The simplest definition of "hydroponics" is the production of plants without soil. Leamington-based Nature Fresh Farms Inc. grows its produce hydroponically in high-tech greenhouses in Canada, said Jay Colasanti, who works in sales and marketing.
Most of it is grown in coconut-shell fiber.
All of JemD’s produce is grown hydroponically, DiMenna said.
While hydroponically produced items might not look different from those grown in soil, DiMenna said they hold up better in the store and in consumers’ homes.
He said shelf life and quality are better for hydroponic greenhouse produce.

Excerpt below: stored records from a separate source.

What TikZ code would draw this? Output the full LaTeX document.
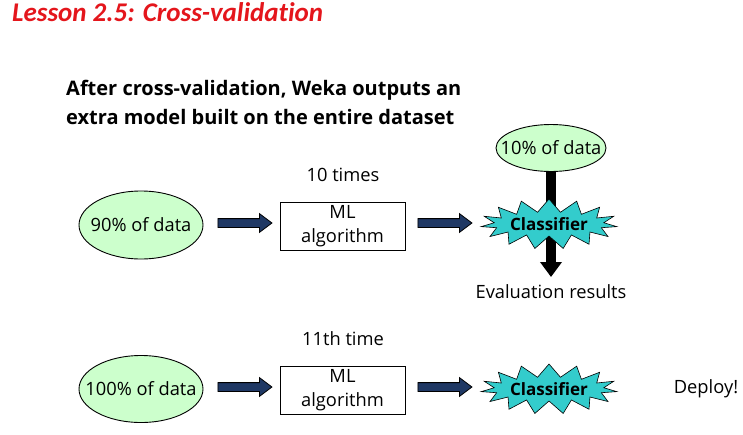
\documentclass[tikz,border=0pt]{standalone}
\usepackage{fontspec}
\setmainfont{Open Sans}
\newfontfamily\titlefont{Carlito}[Ligatures=NoCommon]
\usetikzlibrary{shapes.geometric,shapes.symbols,shapes.arrows,arrows.meta}
\definecolor{titlered}{RGB}{228,22,28}
\definecolor{datagreen}{RGB}{204,255,204}
\definecolor{clsteal}{RGB}{51,204,204}
\definecolor{arrowblue}{RGB}{31,56,100}
\begin{document}
\begin{tikzpicture}[x=1pt,y=-1pt,
  every node/.style={font=\fontsize{18.3}{24}\selectfont},
  dataell/.style={ellipse,draw=black,fill=datagreen,line width=0.9pt,inner sep=0pt},
  mlbox/.style={rectangle,draw=black,fill=white,line width=0.9pt,minimum width=125pt,minimum height=48pt,align=center,inner sep=0pt,font=\fontsize{18.3}{24}\selectfont},
  cls/.style={starburst,starburst points=15,starburst point height=13pt,random starburst=0,draw=black,fill=clsteal,line width=0.6pt,minimum width=124pt,minimum height=50pt,inner sep=0pt,font=\fontsize{17}{24}\selectfont\bfseries},
  blockarrow/.style={single arrow,draw=black,fill=arrowblue,line width=0.8pt,minimum height=54pt,inner sep=4pt,single arrow head extend=5pt,single arrow tip angle=74},
  plain/.style={inner sep=0pt}
]
\useasboundingbox (0,0) rectangle (743,434);
% title
\node[plain,anchor=base west,text=titlered,font=\fontsize{27}{30}\titlefont\bfseries\itshape] (title) at (12,21) {Lesson 2.5: Cross-validation};
\node[plain,anchor=west,align=left,font=\fontsize{20}{29}\selectfont\bfseries] (head) at (66,102.5) {After cross-validation, Weka outputs an\\extra model built on the entire dataset};
% row 1
\node[dataell,minimum width=124pt,minimum height=68pt] (d90) at (141,225) {\makebox[0pt]{90\% of data}};
\node[blockarrow] (a1) at (242,223) {};
\node[mlbox] (ml1) at (342.5,226) {ML\\algorithm};
\node[plain] (t10) at (343,175) {10 times};
\node[blockarrow] (a2) at (442,223) {};
\node[dataell,minimum width=110pt,minimum height=47pt] (d10) at (551,148) {\makebox[0pt]{10\% of data}};
\coordinate (evtip) at (551,277);
\draw[line width=10pt,-{Triangle[width=21pt,length=15pt]}] (d10.south) -- (evtip);
\node[cls] (c1) at (549,224) {Classifier};
\node[plain] (eval) at (551,292) {Evaluation results};
% row 2
\node[plain] (t11) at (343,339) {11th time};
\node[dataell,minimum width=124pt,minimum height=67pt] (d100) at (141,389) {\makebox[0pt]{100\% of data}};
\node[blockarrow] (a3) at (242,387) {};
\node[mlbox] (ml2) at (342.5,390) {ML\\algorithm};
\node[blockarrow] (a4) at (442,387) {};
\node[cls] (c2) at (549,389) {Classifier};
\node[plain] (dep) at (706,389) {Deploy!};
\end{tikzpicture}
\end{document}
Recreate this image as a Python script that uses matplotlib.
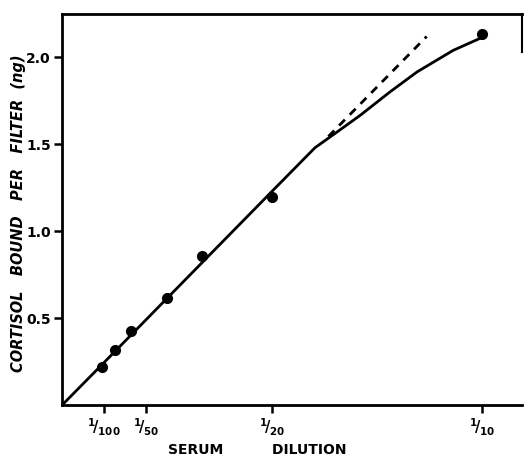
import numpy as np
import matplotlib.pyplot as plt

# serum concentration (1/dilution) and cortisol bound (ng)
dil_x = [0.0095, 0.0126, 0.0164, 0.0249, 0.0333, 0.050, 0.1000]
bound_y = [0.22, 0.316, 0.425, 0.617, 0.856, 1.197, 2.136]

# fitted curve drawn by hand
curve_x = [0.0, 0.010, 0.050, 0.0602, 0.066, 0.071, 0.078, 0.0845, 0.0931, 0.1005]
curve_y = [0.0, 0.245, 1.23, 1.48, 1.58, 1.667, 1.80, 1.916, 2.04, 2.12]

# extrapolated linear part
dash_x = [0.0634, 0.0868]
dash_y = [1.545, 2.12]

tick_pos = [0.01, 0.02, 0.05, 0.10]
tick_lab = [r'$^{1}\!/_{100}$', r'$^{1}\!/_{50}$', r'$^{1}\!/_{20}$', r'$^{1}\!/_{10}$']
ytick_pos = [0.5, 1.0, 1.5, 2.0]
ytick_lab = ['0.5', '1.0', '1.5', '2.0']

plt.rcParams['mathtext.default'] = 'bf'

fig = plt.figure(figsize=(5.3, 4.62), dpi=100)
ax = fig.add_axes([0.117, 0.123, 0.868, 0.847])

ax.plot(curve_x, curve_y, color='black', lw=2)
ax.plot(dash_x, dash_y, color='black', lw=2, ls=(0, (3, 2.5)))
ax.plot(dil_x, bound_y, 'o', color='black', ms=7)

ax.set_xlim(0, 0.1095)
ax.set_ylim(0, 2.25)

ax.set_xticks(tick_pos)
ax.set_xticklabels(tick_lab, fontsize=10.5, fontweight='bold')
ax.set_yticks(ytick_pos)
ax.set_yticklabels(ytick_lab, fontsize=10, fontweight='bold')
ax.tick_params(axis='both', direction='out', length=6, width=1.8, color='black', pad=2)

for s in ['left', 'bottom', 'top']:
    ax.spines[s].set_linewidth(2)
ax.spines['right'].set_linewidth(1.5)
ax.spines['right'].set_bounds(2.03, 2.25)

ax.set_ylabel('CORTISOL   BOUND   PER   FILTER  (ng)', fontsize=10.5,
              fontweight='bold', style='italic')
ax.yaxis.set_label_coords(-0.078, 0.49)
fig.text(0.485, 0.018, 'SERUM          DILUTION', fontsize=10,
         fontweight='bold', ha='center')

fig.savefig('out.png', dpi=100)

Delta, British Columbia-based Village Farms International used to have the trademarked word "Hydroperfect" on its logo, but it has decided "greenhouse grown" is a more consumer-friendly phrase, said Doug Kling, senior vice president and chief marketing officer.
Company research found many consumers didn’t know what hydroponics meant, or they associated it negatively with controversial growing techniques.
"Greenhouse grown" is more easily understood by consumers, and it conjures a friendlier image, said Helen Aquino, marketing manager.
Instead of trying to explain the technology of hydroponics, the company focuses on promoting its tagline, "Good for the Earth," which communicates to consumers about the benefits for them, including water conservation and consistent year-round products.